Autre crainte de l’AIEA : les impacts non-intentionnels de missiles ou de tirs sur les infrastructures. Entre le 26 et le 27 février, des missiles ont touché le site d’une installation de stockage définitif de déchets faiblement radioactifs à Kyiv, et un autre à Kharkiv, à l’est du pays. Dans les deux cas, aucun rejet radioactif n’a été détecté. Pour le directeur de l’AIEA, « ces deux incidents mettent en évidence le risque très réel que des installations contenant des matières radioactives subissent des dommages pendant le conflit, avec des conséquences potentiellement graves pour la santé humaine et l’environnement. »
Des sites nucléaires très stratégiques
Au-delà des risques, quels sont les enjeux stratégiques qui ont poussé les troupes russes à s’approcher de la centrale de Zaporijia ? L’intérêt est, entre autres, celui de l’approvisionnement en électricité. Pour Michaël Mangeon, « contrôler Zaporijia, c’est potentiellement exercer un moyen de pression supplémentaire, car ses six réacteurs fournissent un cinquième de l’électricité produite en Ukraine. »
Pour Thierry Salomon, spécialiste en énergies et co-fondateur du collectif NégaWatt, cet épisode met en lumière les faiblesses du modèle nucléaire. « La prise possible des six réacteurs de la centrale nucléaire de Zaporijia par les Russes montre que l’énergie nucléaire civile, par son extrême centralisation et sa vulnérabilité, est aussi un vrai point de fragilité en cas de conflit », a‑t-il jugé mercredi dans un tweet.
Zaporijia, c’est aussi un lieu stratégique pour l’avancée des troupes russes. Les centrales nucléaires se distinguent des autres sites de production d’énergie (pétrole, charbon), car elles constituent des « nœuds de voies de communication, avec des routes larges et des lignes ferroviaires, et s’il faut assurer de la logistique lourde pour le conflit, il y a besoin de ferroviaire », explique Teva Meyer.

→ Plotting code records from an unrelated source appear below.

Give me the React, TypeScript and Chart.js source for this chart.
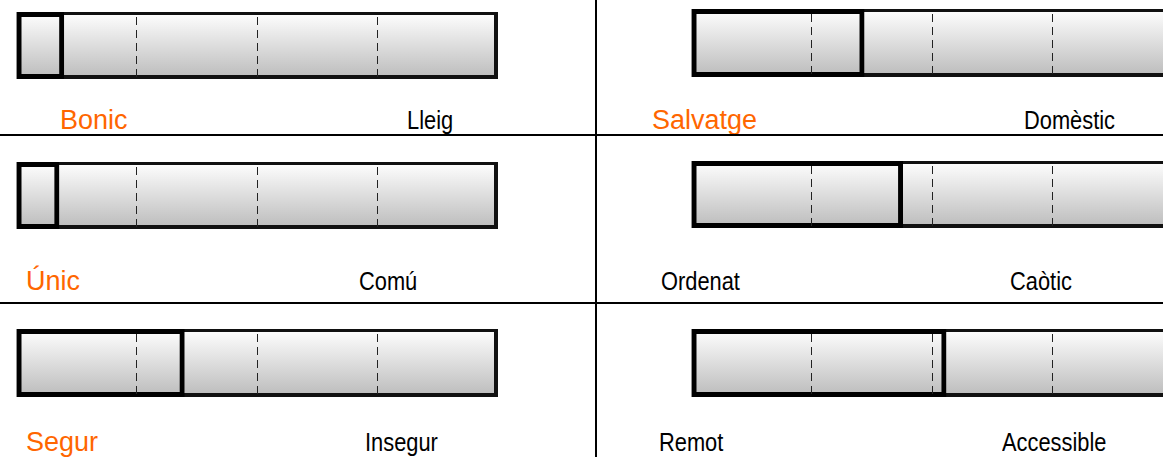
import React, { useEffect, useRef } from "react";
import { Chart, registerables } from "chart.js";

Chart.register(...registerables);

// ---- data (row-major: row 1 left, row 1 right, row 2 left, ...) ----
const leftPoles = ["Bonic", "Salvatge", "Únic", "Ordenat", "Segur", "Remot"];
const rightPoles = ["Lleig", "Domèstic", "Comú", "Caòtic", "Insegur", "Accessible"];
const scores = [10, 36, 9, 44, 35, 53];
const leftHighlighted = [true, true, true, false, true, false];
const scaleTicks = [0, 25, 50, 75, 100];
const scaleMax = 100;

// ---- layout ----
const BOXES = [
  { x: 16, y: 12, w: 482, h: 67 },
  { x: 691, y: 9, w: 482, h: 68 },
  { x: 16, y: 162, w: 482, h: 67 },
  { x: 691, y: 161, w: 482, h: 67 },
  { x: 16, y: 329, w: 482, h: 68 },
  { x: 691, y: 329, w: 482, h: 68 },
];
// [left label x, right label x, baseline y]
const LABEL_POS = [
  [60, 407, 130],
  [652, 1024, 130],
  [26, 359, 291],
  [661, 1010, 291],
  [26, 365, 452],
  [659, 1002, 452],
];

const ORANGE = "#ff6600";

function Panel({ index }: { index: number }) {
  const ref = useRef<HTMLCanvasElement | null>(null);
  const box = BOXES[index];
  useEffect(() => {
    if (!ref.current) return;
    const gradient = (c: any) => {
      const chart = c.chart;
      const a = chart.chartArea;
      if (!a) return "#dddddd";
      const g = chart.ctx.createLinearGradient(0, a.top, 0, a.bottom);
      g.addColorStop(0, "#ffffff");
      g.addColorStop(1, "#bbbbbb");
      return g;
    };
    const chart = new Chart(ref.current, {
      type: "bar",
      data: {
        labels: [leftPoles[index]],
        datasets: [
          {
            data: [scores[index]],
            backgroundColor: "rgba(0,0,0,0)",
            borderColor: "#000000",
            borderWidth: 5,
            borderSkipped: false,
            grouped: false,
            barPercentage: 1,
            categoryPercentage: 1,
            inflateAmount: 0,
          } as any,
          {
            data: [scaleMax],
            backgroundColor: gradient,
            borderColor: "#111111",
            borderWidth: { top: 3, left: 4, bottom: 4, right: 4 },
            borderSkipped: false,
            grouped: false,
            barPercentage: 1,
            categoryPercentage: 1,
            inflateAmount: 0,
          } as any,
        ],
      },
      options: {
        indexAxis: "y",
        responsive: false,
        animation: false,
        events: [],
        layout: { padding: 0 },
        plugins: { legend: { display: false }, tooltip: { enabled: false } },
        scales: {
          x: {
            min: 0,
            max: scaleMax,
            afterBuildTicks: (axis: any) => {
              axis.ticks = scaleTicks.map((v) => ({ value: v }));
            },
            ticks: { display: false },
            grid: {
              z: 1,
              drawTicks: false,
              lineWidth: 1,
              color: (c: any) =>
                c.tick && c.tick.value > 0 && c.tick.value < scaleMax
                  ? "#222222"
                  : "rgba(0,0,0,0)",
            },
            border: { display: false, dash: [8, 5], dashOffset: 8 },
          },
          y: { display: false },
        },
      } as any,
    });
    return () => chart.destroy();
  }, [index]);

  return (
    <canvas
      ref={ref}
      width={box.w}
      height={box.h}
      style={{
        position: "absolute",
        left: box.x,
        top: box.y,
        width: box.w,
        height: box.h,
      }}
    />
  );
}

function Label({ text, x, baseline, color, narrow }: any) {
  return (
    <span
      style={{
        position: "absolute",
        left: x,
        top: baseline - 23,
        fontFamily: '"Liberation Sans", Arial, sans-serif',
        fontSize: narrow ? 26 : 27,
        lineHeight: "27px",
        color,
        whiteSpace: "nowrap",
        transform: narrow ? "scaleX(0.84)" : undefined,
        transformOrigin: "left center",
      }}
    >
      {text}
    </span>
  );
}

export default function App() {
  return (
    <div
      style={{
        position: "absolute",
        left: 0,
        top: 0,
        width: 1163,
        height: 457,
        overflow: "hidden",
        background: "#ffffff",
      }}
    >
      {BOXES.map((_, i) => (
        <Panel key={"p" + i} index={i} />
      ))}
      {LABEL_POS.map((p, i) => (
        <React.Fragment key={"l" + i}>
          <Label
            text={leftPoles[i]}
            x={p[0]}
            baseline={p[2]}
            color={leftHighlighted[i] ? ORANGE : "#000000"}
            narrow={!leftHighlighted[i]}
          />
          <Label text={rightPoles[i]} x={p[1]} baseline={p[2]} color="#000000" narrow />
        </React.Fragment>
      ))}
      <div style={{ position: "absolute", left: 0, top: 134, width: 1163, height: 2, background: "#000" }} />
      <div style={{ position: "absolute", left: 0, top: 302, width: 1163, height: 2, background: "#000" }} />
      <div style={{ position: "absolute", left: 595, top: 0, width: 2, height: 457, background: "#000" }} />
    </div>
  );
}
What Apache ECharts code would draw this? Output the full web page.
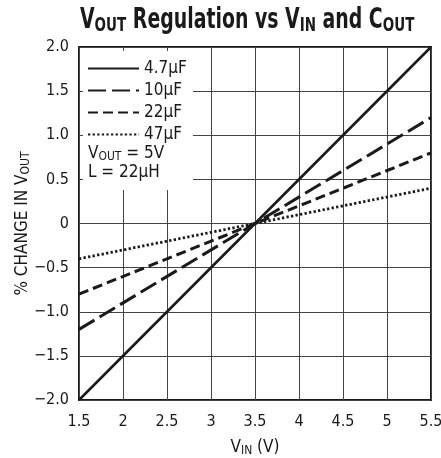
<!DOCTYPE html>
<html>
<head>
<meta charset="utf-8">
<script src="https://cdn.jsdelivr.net/npm/echarts@6/dist/echarts.min.js"></script>
<style>html,body{margin:0;padding:0;background:#fff;}#c{width:441px;height:458px;}</style>
</head>
<body>
<div id="c"></div>
<script>
var vinPoints = [1.5, 3.5, 5.5];
var c4_7 = [-2.0, 0, 2.0];
var c10 = [-1.2, 0, 1.2];
var c22 = [-0.8, 0, 0.8];
var c47 = [-0.4, 0, 0.4];
var seriesNames = ['4.7µF', '10µF', '22µF', '47µF'];
var xTicks = [1.5, 2, 2.5, 3, 3.5, 4, 4.5, 5, 5.5];
var yTicks = [-2.0, -1.5, -1.0, -0.5, 0, 0.5, 1.0, 1.5, 2.0];

var FONT = "'Liberation Sans Narrow','DejaVu Sans Condensed',sans-serif";
var INK = '#1a1a1a';

function pairs(ys) { return vinPoints.map(function (x, i) { return [x, ys[i]]; }); }
function yFmt(v) {
  if (Math.abs(v) < 1e-9) return '0';
  return v.toFixed(1).replace('-', '\u2212');
}

var chart = echarts.init(document.getElementById('c'), null, {renderer: 'canvas'});
var styles = [
  {type: 'solid', width: 2.6},
  {type: [18, 6], width: 3},
  {type: [10, 5], width: 3},
  {type: [2.3, 2.3], width: 2.8}
];
var dataSets = [c4_7, c10, c22, c47];

var option = {
  animation: false,
  grid: {
    left: 79, top: 47, width: 352, height: 353,
    outerBoundsMode: 'none', containLabel: false,
    show: true, borderColor: INK, borderWidth: 2, backgroundColor: 'transparent'
  },
  legend: {
    orient: 'vertical',
    left: 87, top: 60, padding: 0,
    itemWidth: 51, itemHeight: 14, itemGap: 5,
    itemStyle: {color: 'transparent', borderColor: 'transparent', borderWidth: 0, opacity: 0},
    textStyle: {fontFamily: FONT, fontSize: 17, lineHeight: 14, color: INK},
    data: seriesNames
  },
  xAxis: {
    type: 'value', min: 1.5, max: 5.5, interval: 0.5,
    name: '{n|V}{ns|IN}{n| (V)}',
    nameLocation: 'middle', nameGap: 38,
    nameTextStyle: {
      rich: {
        n: {fontFamily: FONT, fontSize: 17, color: INK},
        ns: {fontFamily: FONT, fontSize: 12, color: INK, padding: [7, 0, 0, 0]}
      }
    },
    axisLine: {show: false},
    axisTick: {show: false},
    axisLabel: {fontFamily: FONT, fontSize: 16, color: INK, margin: 14,
      formatter: function (v) { return String(v); }},
    splitLine: {show: true, lineStyle: {color: '#444', width: 1}}
  },
  yAxis: {
    type: 'value', min: -2, max: 2, interval: 0.5,
    name: '{n|% CHANGE IN V}{ns|OUT}',
    nameLocation: 'middle', nameGap: 47, nameRotate: 90,
    nameMoveOverlap: false,
    nameTextStyle: {
      rich: {
        n: {fontFamily: FONT, fontSize: 17, color: INK},
        ns: {fontFamily: FONT, fontSize: 12, color: INK, padding: [7, 0, 0, 0]}
      }
    },
    axisLine: {show: false},
    axisTick: {show: false},
    axisLabel: {fontFamily: FONT, fontSize: 16, color: INK, margin: 10, formatter: yFmt},
    splitLine: {show: true, lineStyle: {color: '#444', width: 1}}
  },
  graphic: [
    {type: 'text', x: 80, y: 6, scaleX: 0.75, z: 60,
      style: {text: '{b|V}{bs|OUT}{b| Regulation vs V}{bs|IN}{b| and C}{bs|OUT}', rich: {
        b: {fontFamily: FONT, fontWeight: 'bold', fontSize: 28, fill: INK},
        bs: {fontFamily: FONT, fontWeight: 'bold', fontSize: 20, fill: INK, padding: [10, 0, 0, 0]}
      }}},
    {type: 'rect', left: 83, top: 51, shape: {width: 110, height: 139}, style: {fill: '#fff'}, z: 3},
    {type: 'text', left: 88, top: 145, z: 60,
      style: {text: '{n|V}{ns|OUT}{n| = 5V}', rich: {
        n: {fontFamily: FONT, fontSize: 17, fill: INK},
        ns: {fontFamily: FONT, fontSize: 12, fill: INK, padding: [7, 0, 0, 0]}
      }}},
    {type: 'text', left: 88, top: 164, z: 60,
      style: {text: 'L = 22µH', fontFamily: FONT, fontSize: 17, fill: INK}}
  ],
  series: seriesNames.map(function (n, i) {
    return {
      name: n, type: 'line', data: pairs(dataSets[i]), symbol: 'none', silent: true,
      z: 10,
      lineStyle: {color: INK, width: styles[i].width, type: styles[i].type, cap: 'butt'},
      itemStyle: {color: INK}
    };
  })
};
chart.setOption(option);
</script>
</body>
</html>
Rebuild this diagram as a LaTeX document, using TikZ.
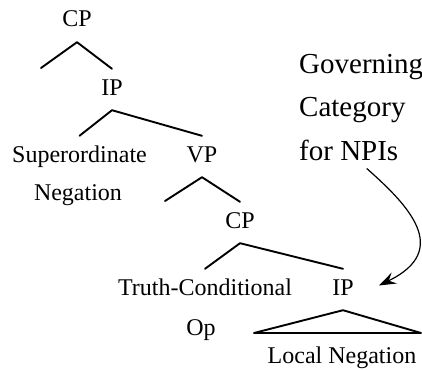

L’Ukraine possède quatre centrales nucléaires sur son territoire, pour 15 réacteurs en fonctionnement — Zaporijia en comptant déjà six. Les autres sites plus à l’ouest ne sont, pour le moment, pas sur des zones de combats, mais la situation évolue très rapidement. Lieu d’un immense accident nucléaire en 1986, le site de Tchernobyl, dont tous les réacteurs sont à l’arrêt depuis 2000, est également sous étroite surveillance. Il fut le premier pris par les troupes russes le 24 février dernier et le personnel de la centrale n’a pas été remplacé depuis. L’AIEA a fait part de la demande d’assistance immédiate de la part de l’Ukraine pour coordonner les activités relatives à la sûreté de Tchernobyl et des autres installations nucléaires.